Collected data:
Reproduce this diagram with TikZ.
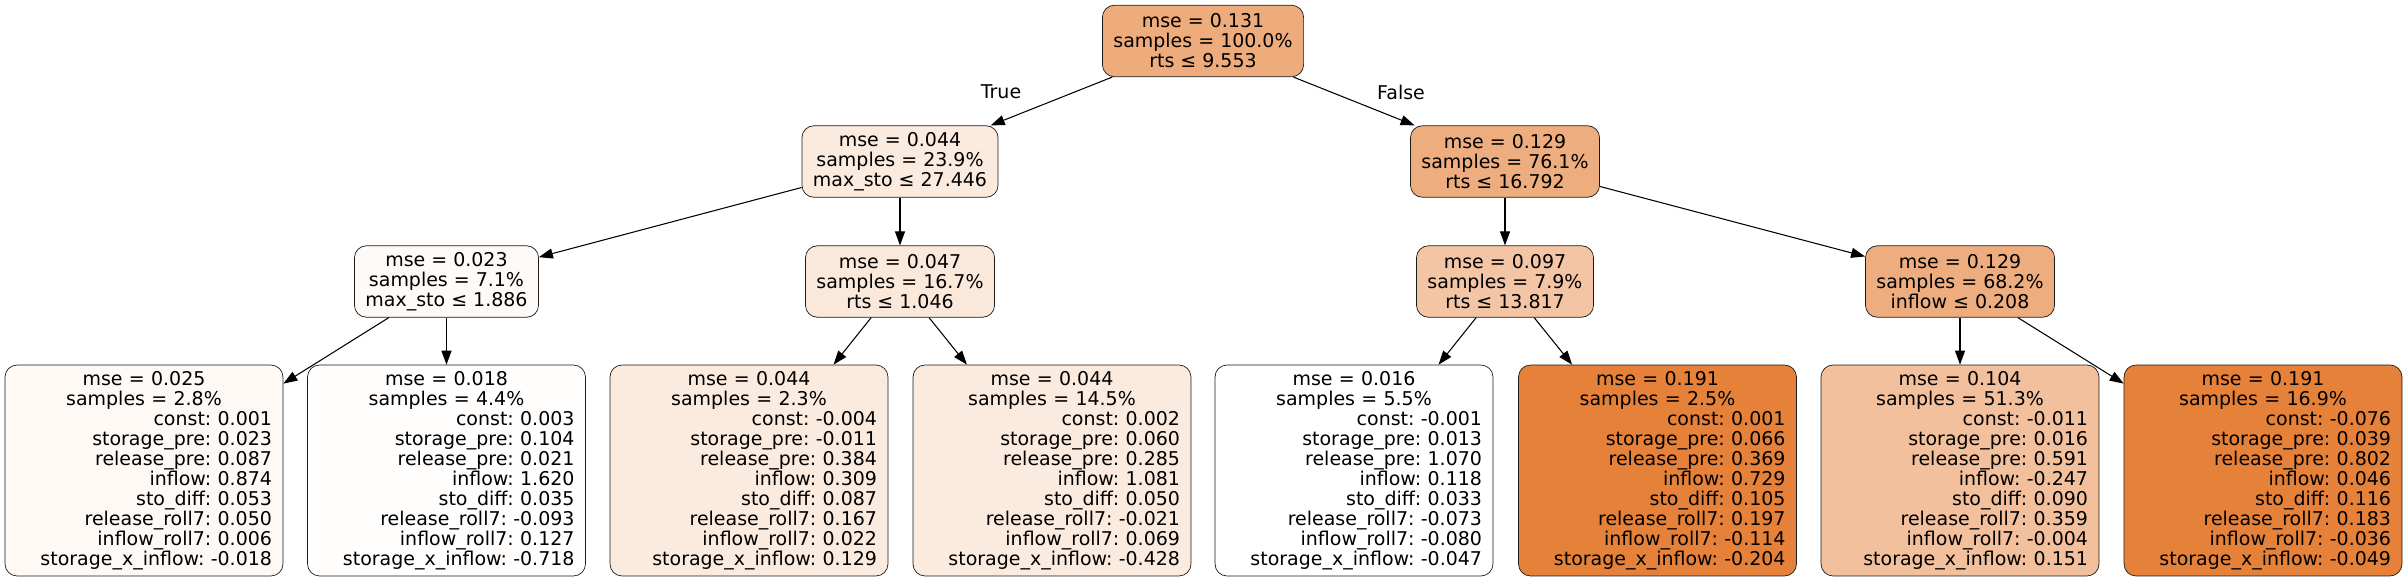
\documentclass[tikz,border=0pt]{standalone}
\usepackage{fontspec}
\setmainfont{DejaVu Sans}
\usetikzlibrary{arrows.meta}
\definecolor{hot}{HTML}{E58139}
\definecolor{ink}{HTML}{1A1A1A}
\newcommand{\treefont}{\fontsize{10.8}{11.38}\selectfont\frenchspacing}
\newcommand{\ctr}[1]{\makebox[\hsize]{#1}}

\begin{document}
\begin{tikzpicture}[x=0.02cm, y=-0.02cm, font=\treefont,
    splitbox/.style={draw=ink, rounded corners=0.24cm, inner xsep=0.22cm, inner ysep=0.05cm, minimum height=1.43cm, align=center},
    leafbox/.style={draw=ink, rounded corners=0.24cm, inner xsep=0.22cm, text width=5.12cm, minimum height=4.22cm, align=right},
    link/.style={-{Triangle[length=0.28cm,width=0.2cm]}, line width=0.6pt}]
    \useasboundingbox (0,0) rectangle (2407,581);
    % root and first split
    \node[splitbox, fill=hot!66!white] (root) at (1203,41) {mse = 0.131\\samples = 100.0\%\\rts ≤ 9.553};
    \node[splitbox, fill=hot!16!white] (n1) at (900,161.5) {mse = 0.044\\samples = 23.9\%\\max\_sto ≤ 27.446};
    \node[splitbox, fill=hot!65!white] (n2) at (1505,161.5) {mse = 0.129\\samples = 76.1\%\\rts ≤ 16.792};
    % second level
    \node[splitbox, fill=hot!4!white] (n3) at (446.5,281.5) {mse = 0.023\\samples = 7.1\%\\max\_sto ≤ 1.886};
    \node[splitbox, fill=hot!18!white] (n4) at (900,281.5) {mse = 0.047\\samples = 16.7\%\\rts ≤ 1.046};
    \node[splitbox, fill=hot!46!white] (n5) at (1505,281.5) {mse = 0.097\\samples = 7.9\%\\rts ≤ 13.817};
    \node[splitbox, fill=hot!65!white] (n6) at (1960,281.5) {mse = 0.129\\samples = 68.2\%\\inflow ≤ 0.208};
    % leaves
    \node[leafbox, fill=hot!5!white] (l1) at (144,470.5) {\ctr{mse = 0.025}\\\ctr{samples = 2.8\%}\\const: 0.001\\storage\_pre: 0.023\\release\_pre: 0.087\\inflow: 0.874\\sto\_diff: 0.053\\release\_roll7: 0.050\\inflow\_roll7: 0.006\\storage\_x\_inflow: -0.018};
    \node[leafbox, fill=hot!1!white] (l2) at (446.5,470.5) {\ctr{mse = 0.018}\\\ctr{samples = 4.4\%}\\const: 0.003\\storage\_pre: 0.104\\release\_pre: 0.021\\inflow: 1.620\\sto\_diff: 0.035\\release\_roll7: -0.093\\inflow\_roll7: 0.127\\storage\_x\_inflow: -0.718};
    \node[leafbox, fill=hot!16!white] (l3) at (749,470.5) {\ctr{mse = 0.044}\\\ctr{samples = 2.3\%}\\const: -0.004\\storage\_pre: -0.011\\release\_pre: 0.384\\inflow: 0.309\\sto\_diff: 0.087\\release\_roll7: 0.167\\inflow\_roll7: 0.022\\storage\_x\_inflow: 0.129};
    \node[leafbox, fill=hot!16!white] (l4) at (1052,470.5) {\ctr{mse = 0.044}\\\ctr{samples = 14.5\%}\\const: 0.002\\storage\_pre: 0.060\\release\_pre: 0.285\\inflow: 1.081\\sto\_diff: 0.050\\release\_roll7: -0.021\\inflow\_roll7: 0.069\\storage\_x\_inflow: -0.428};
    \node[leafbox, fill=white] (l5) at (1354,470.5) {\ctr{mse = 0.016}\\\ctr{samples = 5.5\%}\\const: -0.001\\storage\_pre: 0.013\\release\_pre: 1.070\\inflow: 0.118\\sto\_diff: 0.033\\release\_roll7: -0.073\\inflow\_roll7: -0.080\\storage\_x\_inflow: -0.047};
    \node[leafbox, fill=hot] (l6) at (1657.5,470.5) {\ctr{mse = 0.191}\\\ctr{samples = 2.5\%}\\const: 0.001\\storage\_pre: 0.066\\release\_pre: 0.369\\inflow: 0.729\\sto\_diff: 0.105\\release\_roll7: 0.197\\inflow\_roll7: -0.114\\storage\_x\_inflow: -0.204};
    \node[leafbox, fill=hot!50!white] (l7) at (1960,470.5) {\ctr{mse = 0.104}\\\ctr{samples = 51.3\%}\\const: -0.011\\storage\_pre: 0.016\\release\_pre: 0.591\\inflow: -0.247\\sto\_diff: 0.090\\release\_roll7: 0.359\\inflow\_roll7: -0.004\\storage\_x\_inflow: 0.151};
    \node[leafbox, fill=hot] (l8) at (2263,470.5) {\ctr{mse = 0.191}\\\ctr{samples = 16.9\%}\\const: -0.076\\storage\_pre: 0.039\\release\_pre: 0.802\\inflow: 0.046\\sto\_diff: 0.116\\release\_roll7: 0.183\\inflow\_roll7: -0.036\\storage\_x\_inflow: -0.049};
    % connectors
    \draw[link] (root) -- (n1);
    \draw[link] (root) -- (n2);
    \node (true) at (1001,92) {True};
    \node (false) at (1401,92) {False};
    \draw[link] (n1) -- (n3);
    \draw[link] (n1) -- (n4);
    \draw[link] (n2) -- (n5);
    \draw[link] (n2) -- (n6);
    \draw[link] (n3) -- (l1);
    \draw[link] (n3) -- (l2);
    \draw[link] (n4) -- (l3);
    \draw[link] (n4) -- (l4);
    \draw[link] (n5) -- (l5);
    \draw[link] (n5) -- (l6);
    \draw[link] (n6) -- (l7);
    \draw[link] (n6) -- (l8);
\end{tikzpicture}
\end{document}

Problem to solve: Quote every line word for word and keep the images out of the copy.

Answer to the exercise:
Reproduce this diagram with TikZ.
\documentclass[tikz,border=0pt]{standalone}
\usepackage{fontspec}
\setmainfont{DejaVu Sans}
\usetikzlibrary{arrows.meta}
\definecolor{hot}{HTML}{E58139}
\definecolor{ink}{HTML}{1A1A1A}
\newcommand{\treefont}{\fontsize{10.8}{11.38}\selectfont\frenchspacing}
\newcommand{\ctr}[1]{\makebox[\hsize]{#1}}

\begin{document}
\begin{tikzpicture}[x=0.02cm, y=-0.02cm, font=\treefont,
    splitbox/.style={draw=ink, rounded corners=0.24cm, inner xsep=0.22cm, inner ysep=0.05cm, minimum height=1.43cm, align=center},
    leafbox/.style={draw=ink, rounded corners=0.24cm, inner xsep=0.22cm, text width=5.12cm, minimum height=4.22cm, align=right},
    link/.style={-{Triangle[length=0.28cm,width=0.2cm]}, line width=0.6pt}]
    \useasboundingbox (0,0) rectangle (2407,581);
    % root and first split
    \node[splitbox, fill=hot!66!white] (root) at (1203,41) {mse = 0.131\\samples = 100.0\%\\rts ≤ 9.553};
    \node[splitbox, fill=hot!16!white] (n1) at (900,161.5) {mse = 0.044\\samples = 23.9\%\\max\_sto ≤ 27.446};
    \node[splitbox, fill=hot!65!white] (n2) at (1505,161.5) {mse = 0.129\\samples = 76.1\%\\rts ≤ 16.792};
    % second level
    \node[splitbox, fill=hot!4!white] (n3) at (446.5,281.5) {mse = 0.023\\samples = 7.1\%\\max\_sto ≤ 1.886};
    \node[splitbox, fill=hot!18!white] (n4) at (900,281.5) {mse = 0.047\\samples = 16.7\%\\rts ≤ 1.046};
    \node[splitbox, fill=hot!46!white] (n5) at (1505,281.5) {mse = 0.097\\samples = 7.9\%\\rts ≤ 13.817};
    \node[splitbox, fill=hot!65!white] (n6) at (1960,281.5) {mse = 0.129\\samples = 68.2\%\\inflow ≤ 0.208};
    % leaves
    \node[leafbox, fill=hot!5!white] (l1) at (144,470.5) {\ctr{mse = 0.025}\\\ctr{samples = 2.8\%}\\const: 0.001\\storage\_pre: 0.023\\release\_pre: 0.087\\inflow: 0.874\\sto\_diff: 0.053\\release\_roll7: 0.050\\inflow\_roll7: 0.006\\storage\_x\_inflow: -0.018};
    \node[leafbox, fill=hot!1!white] (l2) at (446.5,470.5) {\ctr{mse = 0.018}\\\ctr{samples = 4.4\%}\\const: 0.003\\storage\_pre: 0.104\\release\_pre: 0.021\\inflow: 1.620\\sto\_diff: 0.035\\release\_roll7: -0.093\\inflow\_roll7: 0.127\\storage\_x\_inflow: -0.718};
    \node[leafbox, fill=hot!16!white] (l3) at (749,470.5) {\ctr{mse = 0.044}\\\ctr{samples = 2.3\%}\\const: -0.004\\storage\_pre: -0.011\\release\_pre: 0.384\\inflow: 0.309\\sto\_diff: 0.087\\release\_roll7: 0.167\\inflow\_roll7: 0.022\\storage\_x\_inflow: 0.129};
    \node[leafbox, fill=hot!16!white] (l4) at (1052,470.5) {\ctr{mse = 0.044}\\\ctr{samples = 14.5\%}\\const: 0.002\\storage\_pre: 0.060\\release\_pre: 0.285\\inflow: 1.081\\sto\_diff: 0.050\\release\_roll7: -0.021\\inflow\_roll7: 0.069\\storage\_x\_inflow: -0.428};
    \node[leafbox, fill=white] (l5) at (1354,470.5) {\ctr{mse = 0.016}\\\ctr{samples = 5.5\%}\\const: -0.001\\storage\_pre: 0.013\\release\_pre: 1.070\\inflow: 0.118\\sto\_diff: 0.033\\release\_roll7: -0.073\\inflow\_roll7: -0.080\\storage\_x\_inflow: -0.047};
    \node[leafbox, fill=hot] (l6) at (1657.5,470.5) {\ctr{mse = 0.191}\\\ctr{samples = 2.5\%}\\const: 0.001\\storage\_pre: 0.066\\release\_pre: 0.369\\inflow: 0.729\\sto\_diff: 0.105\\release\_roll7: 0.197\\inflow\_roll7: -0.114\\storage\_x\_inflow: -0.204};
    \node[leafbox, fill=hot!50!white] (l7) at (1960,470.5) {\ctr{mse = 0.104}\\\ctr{samples = 51.3\%}\\const: -0.011\\storage\_pre: 0.016\\release\_pre: 0.591\\inflow: -0.247\\sto\_diff: 0.090\\release\_roll7: 0.359\\inflow\_roll7: -0.004\\storage\_x\_inflow: 0.151};
    \node[leafbox, fill=hot] (l8) at (2263,470.5) {\ctr{mse = 0.191}\\\ctr{samples = 16.9\%}\\const: -0.076\\storage\_pre: 0.039\\release\_pre: 0.802\\inflow: 0.046\\sto\_diff: 0.116\\release\_roll7: 0.183\\inflow\_roll7: -0.036\\storage\_x\_inflow: -0.049};
    % connectors
    \draw[link] (root) -- (n1);
    \draw[link] (root) -- (n2);
    \node (true) at (1001,92) {True};
    \node (false) at (1401,92) {False};
    \draw[link] (n1) -- (n3);
    \draw[link] (n1) -- (n4);
    \draw[link] (n2) -- (n5);
    \draw[link] (n2) -- (n6);
    \draw[link] (n3) -- (l1);
    \draw[link] (n3) -- (l2);
    \draw[link] (n4) -- (l3);
    \draw[link] (n4) -- (l4);
    \draw[link] (n5) -- (l5);
    \draw[link] (n5) -- (l6);
    \draw[link] (n6) -- (l7);
    \draw[link] (n6) -- (l8);
\end{tikzpicture}
\end{document}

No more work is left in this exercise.